Daniels amended her complaint on March 26 to include a defamation claim against the president’s ultra-loyal attorney.
Judge Otero’s words capped off a dramatic week in the Cohen-Daniels circus that began with a hearing over Cohen’s FBI raid.
The U.S. Attorney’s Office for New York’s Southern District is reportedly investigating Cohen for possible bank fraud, wire fraud and campaign-finance violations.

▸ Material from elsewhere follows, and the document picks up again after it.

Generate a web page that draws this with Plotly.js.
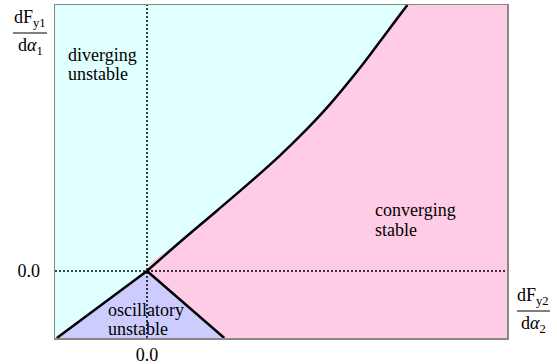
<!DOCTYPE html>
<html>
<head>
<meta charset="utf-8">
<script src="https://cdn.plot.ly/plotly-3.0.1.min.js"></script>
<style>
  html, body { margin: 0; padding: 0; background: #fff; }
  #chart { width: 557px; height: 364px; }
</style>
</head>
<body>
<div id="chart"></div>
<script>
// Stability boundary in the (dFy2/dα2, dFy1/dα1) plane
const boundaryX = [0, 0.34, 0.76, 1.15, 1.45, 1.74, 1.99, 2.32, 2.53, 2.83];
const boundaryY = [0, 0.41, 0.90, 1.36, 1.73, 2.12, 2.49, 3.04, 3.42, 3.97];

// Two straight branches below the origin (oscillatory wedge)
const leftBranchX = [-0.98, 0];
const leftBranchY = [-1, 0];
const rightBranchX = [0, 0.84];
const rightBranchY = [0, -1];

// Axis extents
const xRange = [-1, 3.913];
const yRange = [-1, 3.97];

const tickVals = [0];
const tickText = ['0.0'];

const CYAN = '#E0FFFF';
const PINK = '#FFCCE5';
const LAVENDER = '#CCCCFF';
const SERIF = '"Liberation Serif", "Times New Roman", Times, serif';

// Stable region: right of the curve and of the lower-right branch
const stableX = boundaryX.concat([6, 6]).concat(rightBranchX.slice().reverse());
const stableY = boundaryY.concat([6, -3]).concat(rightBranchY.slice().reverse());

// Oscillatory region: triangle under the origin
const oscX = leftBranchX.concat(rightBranchX.slice(1));
const oscY = leftBranchY.concat(rightBranchY.slice(1));

const traces = [
  { x: stableX, y: stableY, mode: 'lines', fill: 'toself', fillcolor: PINK,
    line: { width: 0, color: PINK, shape: 'spline', smoothing: 1 }, hoverinfo: 'skip' },
  { x: oscX, y: oscY, mode: 'lines', fill: 'toself', fillcolor: LAVENDER,
    line: { width: 0, color: LAVENDER }, hoverinfo: 'skip' },
  // dotted zero lines
  { x: [0, 0], y: yRange, mode: 'lines',
    line: { color: '#000', width: 1.5, dash: '2px,2px' }, hoverinfo: 'skip' },
  { x: xRange, y: [0, 0], mode: 'lines',
    line: { color: '#000', width: 1.5, dash: '2px,2px' }, hoverinfo: 'skip' },
  // boundaries
  { x: boundaryX, y: boundaryY, mode: 'lines',
    line: { color: '#000', width: 2.5, shape: 'spline', smoothing: 1 }, hoverinfo: 'skip' },
  { x: leftBranchX, y: leftBranchY, mode: 'lines',
    line: { color: '#000', width: 2.5 }, hoverinfo: 'skip' },
  { x: rightBranchX, y: rightBranchY, mode: 'lines',
    line: { color: '#000', width: 2.5 }, hoverinfo: 'skip' }
];

// pixel -> paper helpers for the text placed around the plot
const M = { l: 55, r: 50, t: 5, b: 26 };
const W = 557, H = 364;
const PW = W - M.l - M.r, PH = H - M.t - M.b;
const px = p => (p - M.l) / PW;
const py = p => (H - M.b - p) / PH;

function label(text, x, y, xanchor) {
  return { text: text, xref: 'paper', yref: 'paper', x: px(x), y: py(y),
           xanchor: xanchor || 'left', yanchor: 'middle', showarrow: false,
           font: { family: SERIF, size: 18, color: '#000' } };
}

const annotations = [
  label('diverging', 66, 55),
  label('unstable', 66, 74),
  label('converging', 373, 210),
  label('stable', 373, 230),
  label('oscillatory', 106, 310),
  label('unstable', 106, 329),
  label('dF<sub>y1</sub>', 30, 18, 'center'),
  label('d<i>α</i><sub>1</sub>', 30, 46, 'center'),
  label('dF<sub>y2</sub>', 533, 296, 'center'),
  label('d<i>α</i><sub>2</sub>', 533, 324, 'center')
];

const shapes = [
  { type: 'line', xref: 'paper', yref: 'paper', x0: px(13), x1: px(47), y0: py(33), y1: py(33),
    line: { color: '#000', width: 1 } },
  { type: 'line', xref: 'paper', yref: 'paper', x0: px(517), x1: px(550), y0: py(311), y1: py(311),
    line: { color: '#000', width: 1 } }
];

const axisCommon = {
  showgrid: false, zeroline: false, ticks: '',
  showline: true, mirror: true, linecolor: '#888', linewidth: 1.5,
  tickvals: tickVals, ticktext: tickText,
  tickfont: { family: SERIF, size: 18, color: '#000' },
  fixedrange: true
};

const layout = {
  width: W, height: H,
  margin: M,
  paper_bgcolor: '#fff',
  plot_bgcolor: CYAN,
  showlegend: false,
  xaxis: Object.assign({}, axisCommon, { range: xRange, ticklabelstandoff: 0 }),
  yaxis: Object.assign({}, axisCommon, { range: yRange, ticklabelstandoff: 10 }),
  annotations: annotations,
  shapes: shapes
};

Plotly.newPlot('chart', traces, layout, { displayModeBar: false, staticPlot: true });
</script>
</body>
</html>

And the feds are seeking records about Cohen’s role in silencing Daniels and ex-Playboy model Karen McDougal in the run-up to the presidential election.
On Monday, Cohen was in Manhattan federal court requesting a temporary restraining order to stop prosecutors from reviewing seized materials, which he said were protected by attorney-client privilege and should first be sorted by an independent “special master” rather than federal investigators.
Daniels was in the courtroom as U.S. District Court judge Kimba Wood denied Cohen’s request. (Wood, who said she’d consider a special master, ordered the feds to provide an estimate of the volume of records seized.)
Cohen was also ordered to cough up a list of his clients. Before the proceeding, he’d named two and kept a third secret. But Wood demanded Cohen’s team name the mystery man, who ended up being Fox News host Sean Hannity.
On Tuesday, Daniels and Avenatti appeared on ABC’s The View to unveil a forensic sketch of a goon who allegedly threatened her to stay quiet about her affair with Trump. The encounter allegedly occurred in a Las Vegas parking lot in 2011.
The day after her interview, Trump took to Twitter to call Daniels’ bully “a nonexistent man” and the sketch itself “a total con job.”
In her first live TV interview, Daniels said she’s speaking out against Trump and his loyal attorney because: “I’m done being bullied.”
When the conversation returned to Monday’s court hearing, Avenatti said, “There’s no question in my mind that Michael Cohen, a) is going to be indicted within the next three months, and b) he’s going to roll on the president.”
On Wednesday, Politico and The Wall Street Journal reported that some of Trump’s closest allies have warned him Cohen could “flip” and cooperate with the feds. “That’s what they’ll threaten him with: life imprisonment,” Trump-backing lawyer Alan Dershowitz told Politico. “They’re going to threaten him with a long prison term and try to turn him into a canary that sings.”
Jay Goldberg, who last represented Trump in the early 2000s, told the Journal that the president phoned him seeking advice last week. On a scale of 1 to 100—with 100 being fully protecting the president—Cohen “isn’t even a 1,” Goldberg told Trump.
Meanwhile, Avenatti tweeted Thursday that he and Daniels would “vehemently argue” against Cohen’s move to delay her lawsuit. “The American people deserve the truth as quickly as possible,” he wrote.
Cohen’s request for a 90-day delay of Daniels’ case was filed last week on Friday. Attorneys for Cohen and Trump said they requested the stay of proceedings due to the FBI raid on Cohen’s home, office and hotel room. The searches were related, in part, to Daniels’ lawsuit against Cohen.
“Because the facts underlying this action and the criminal investigation related to Mr. Cohen overlap, Mr. Cohen’s Fifth Amendment rights may be adversely impacted if this case proceeds,” the motion states. The document was signed by Cohen’s lawyer, Brent Blakely, and Trump’s counsel, Gawker-slayer Charles Harder.
Avenatti, in court papers opposing the request, said Cohen and Trump didn’t provide any evidence justifying the stay of the porn star’s case. Indeed, Trump made no claim in court filings about his own Fifth-Amendment rights at all.
“Even though Mr. Cohen expresses concern about making self-incriminating statements… the record demonstrates that Mr. Cohen has already freely and openly discussed this matter in the public, including under oath in declarations filed in this case,” Avenatti wrote.
The defendants—who haven’t been indicted—didn’t present evidence “to demonstrate the materials the FBI seized have any relationship to this case,” Avenatti added.